I cannot confirm whether he's actually wearing tennis shoes
What's it about?
Tonight's nostalgic pic is "The Computer Wore Tennis Shoes" (Disney, 1969). Dean Higgins of Medfield College (Joe Flynn) has a bit of a money problem.
|It's actually unknown whether the college is low on funds or if Higgins is just a skinflint.|
So when the much more likable Professor Quigley (William Schallart) comes by proposing the college purchase a computer for its highly dubious student body led by the plucky (yet dense) Dexter Riley (a young Kurt Russell), well that's just ridiculous!
|Pictured: The only altruistic adult in the film.|
|Dexter Riley isn't just likeable, he's a monster.|
Undeterred, Dexter uses his inside connection to local businessman and secret criminal A.J. Arno (Cesar Romero, who some might recognize as the first actor to take up the mantle of Batman villain "The Joker") to convince him to donate the $10,000.00 computer to the college… Which Arno does, after withholding his annual Medfield endowment of $20,000.00, much to the chagrin of Dean Higgins.
|"But what if... I didn't shave my mustache before putting on white makeup?"|
After installing the room-sized computer and giving a brief demonstration of its capabilities, Professor Quigley is mortified when it almost immediately breaks down (as they tend to do). While trying to repair the machine, Dexter is zapped, causing the computer to bond with his mind, creating a human capable of almost infinite learning potential.
|Pictured: Actual X-ray from the film, in case you were curious how serious it is.|
With his new super-brain, Dexter becomes a national celebrity that everyone wants a piece of. Will he remember who his friends are, or will he fall prey to the newfound confidence his abilities bring?
This is the first film in Disney's oft-forgot trilogy of Dexter Riley films (the other two are 1972's "Now You See Him, Now You Don't" and 1975's "The Strongest Man in the World"), and sets the tone for each of these goofy and lighthearted family friendly college films. There's no strong language, no nudity, and the only real adult themes explored are A.J. Arno's heavy-handed criminal underpinnings which are, expectedly, played for laughs.
|Also, one scene of VERY distracted driving with no consequences. Dexter is a monster.|
Problems, or just modern context?
Now, the obvious question is, had it aged well? And the obvious answer is, well… No. Most kids today cannot fathom having to switch a home computer on and off just to change programs (like we did back in my day) let alone that a computer with such limited functionality would cost the equivalent of a used Miata and take up an entire room. Of course, this too can be charming in and of itself, but the real appeal of this film are the incredibly silly character performances by the likes of Joe Flynn as Dean Higgins and his rival, state college Dean Collingsgood played with villainous aplomb by Alan Hewitt.

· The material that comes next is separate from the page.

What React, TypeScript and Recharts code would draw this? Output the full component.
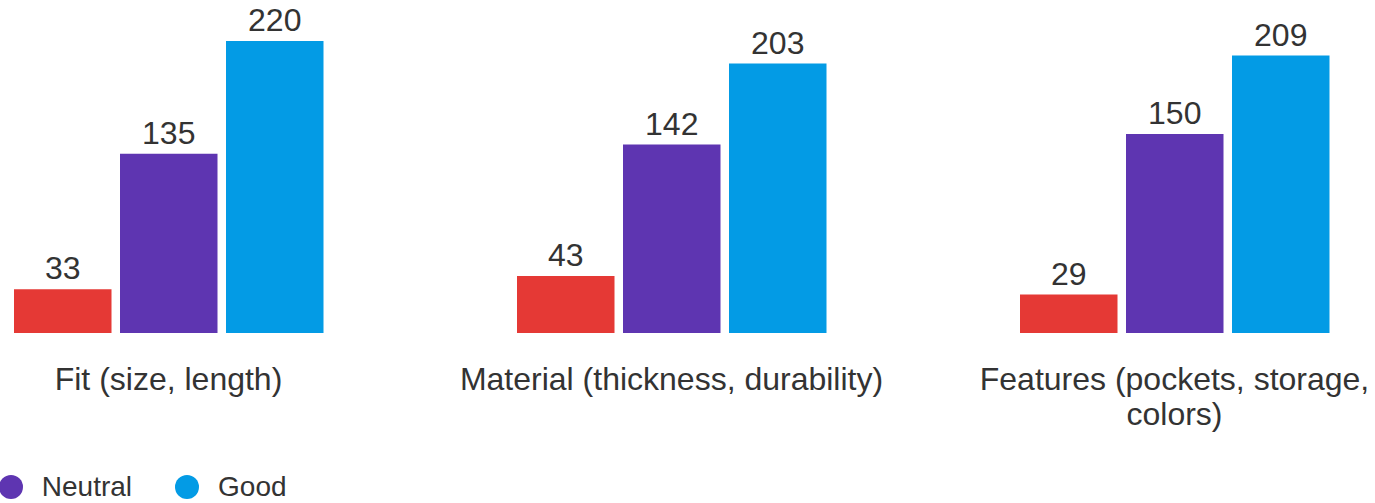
import React from 'react';
import { BarChart, Bar, XAxis, YAxis, LabelList, Legend } from 'recharts';

const categories = [
  'Fit (size, length)',
  'Material (thickness, durability)',
  'Features (pockets, storage, colors)',
];
const badValues = [33, 43, 29];
const neutralValues = [135, 142, 150];
const goodValues = [220, 203, 209];
const seriesKeys = ['Bad', 'Neutral', 'Good'];
const seriesColors = ['#E53935', '#5E35B1', '#039BE5'];
const seriesValues = [badValues, neutralValues, goodValues];

const data = categories.map((category, i) => {
  const row: Record<string, string | number> = { category };
  seriesKeys.forEach((k, s) => {
    row[k] = seriesValues[s][i];
  });
  return row;
});

const FONT = '"Liberation Sans", Arial, sans-serif';
const TEXT_COLOR = '#333333';
const TICK_FONT_SIZE = 32;
const TICK_MAX_WIDTH = 460;

let measureCtx: CanvasRenderingContext2D | null = null;
function measure(text: string): number {
  if (!measureCtx) {
    const c = document.createElement('canvas');
    measureCtx = c.getContext('2d');
  }
  if (!measureCtx) return text.length * TICK_FONT_SIZE * 0.5;
  measureCtx.font = `${TICK_FONT_SIZE}px ${FONT}`;
  return measureCtx.measureText(text).width;
}

function wrapWords(text: string, maxWidth: number): string[] {
  const words = text.split(' ');
  const lines: string[] = [];
  let cur = '';
  words.forEach((w) => {
    const next = cur ? `${cur} ${w}` : w;
    if (cur && measure(next) > maxWidth) {
      lines.push(cur);
      cur = w;
    } else {
      cur = next;
    }
  });
  if (cur) lines.push(cur);
  return lines;
}

const CategoryTick = (props: any) => {
  const { x, y, payload } = props;
  const lines = wrapWords(String(payload.value), TICK_MAX_WIDTH);
  return (
    <text
      x={x}
      y={y}
      textAnchor="middle"
      fontSize={TICK_FONT_SIZE}
      fill={TEXT_COLOR}
      fontFamily={FONT}
    >
      {lines.map((line, i) => (
        <tspan key={i} x={x} dy={i === 0 ? '0.71em' : 35}>
          {line}
        </tspan>
      ))}
    </text>
  );
};

const renderLegend = (props: any) => {
  const payload = [...(props.payload || [])].sort(
    (a: any, b: any) => seriesKeys.indexOf(a.value) - seriesKeys.indexOf(b.value)
  );
  return (
    <div style={{ display: 'flex', whiteSpace: 'nowrap', fontFamily: FONT }}>
      {payload.map((entry: any) => (
        <div
          key={entry.value}
          style={{ display: 'flex', alignItems: 'center', height: 24, marginRight: 43 }}
        >
          <span
            style={{
              display: 'inline-block',
              width: 24,
              height: 24,
              borderRadius: 12,
              background: entry.color,
              marginRight: 19,
            }}
          />
          <span style={{ fontSize: 28, lineHeight: '24px', color: TEXT_COLOR }}>{entry.value}</span>
        </div>
      ))}
    </div>
  );
};

export default function App() {
  return (
    <div
      style={{
        position: 'fixed',
        left: 0,
        top: 0,
        width: 1375,
        height: 503,
        overflow: 'hidden',
        background: '#ffffff',
        fontFamily: FONT,
      }}
    >
      <div style={{ position: 'absolute', left: -200, top: 0 }}>
        <BarChart
          width={1700}
          height={503}
          data={data}
          margin={{ top: 41, right: 74, bottom: 110, left: 117 }}
          barGap={8.5}
        >
          <XAxis
            dataKey="category"
            axisLine={false}
            tickLine={false}
            tickSize={6}
            tickMargin={28}
            height={60}
            interval={0}
            tick={(p: any) => <CategoryTick {...p} />}
          />
          <YAxis hide domain={[0, 220]} />
          <Legend
            content={renderLegend}
            layout="horizontal"
            verticalAlign="middle"
            align="center"
            wrapperStyle={{ left: 63, top: 475, width: 700 }}
          />
          {seriesKeys.map((key, s) => (
            <Bar
              key={key}
              dataKey={key}
              fill={seriesColors[s]}
              barSize={97.5}
              isAnimationActive={false}
            >
              <LabelList
                dataKey={key}
                position="top"
                offset={10}
                fontSize={32}
                fill={TEXT_COLOR}
                fontFamily={FONT}
              />
            </Bar>
          ))}
        </BarChart>
      </div>
    </div>
  );
}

|He's depicted as the bad guy, but Collingsgood is really just a more successful version of Dean Higgins.|
The dopey college students provide a lot of the laughs, and there's a fair amount of slapstick and minor action sequences (including a memorable dune buggy chase near the end of the film).
|Despite the goofy nature of this film, these stunts look awfully dangerous.|
If you see a particularly weird-looking kid in Dexter's friend group with an odd straight but not-quite-bowl-cut hairdo, that's an early and rare live-action appearance of Frank Welker, who many people will know as the modern voice of Scooby-Doo and Fred Jones from "Scooby-Doo" cartoons, Megatron and Soundwave from the original "Transformers" cartoon, Curious George, various "Gremlins," and any of the other nearly 900 voice and acting credits he has on IMDB.
Basically, if you've seen a movie, played a video game, or watched TV in the last 50 or so years, you've either seen or heard him at some point. Just worth noting.
I like this film, but primarily because it falls into that time in my life when we would have movie days at my elementary schools, when the teachers would herd us into the cafeteria/gymnasium/auditorium room and show us a film that they ordered with the school's limited budget on an old reel-to-reel projector. They were always films like this (and indeed this exact film), which were old back when I was going to school but still felt fresh in our young minds. Its actual modern entertainment value is wholly debatable, and may not play with today's more sophisticated and special-effects hungry children.
Where can you see it?
"The Computer Wore Tennis Shoes" is currently streaming on Disney+. Its sequel, "Now You See Him, Now You Don't" is not, however, but it's sequel, "The Strongest Man in the World," (oddly) is.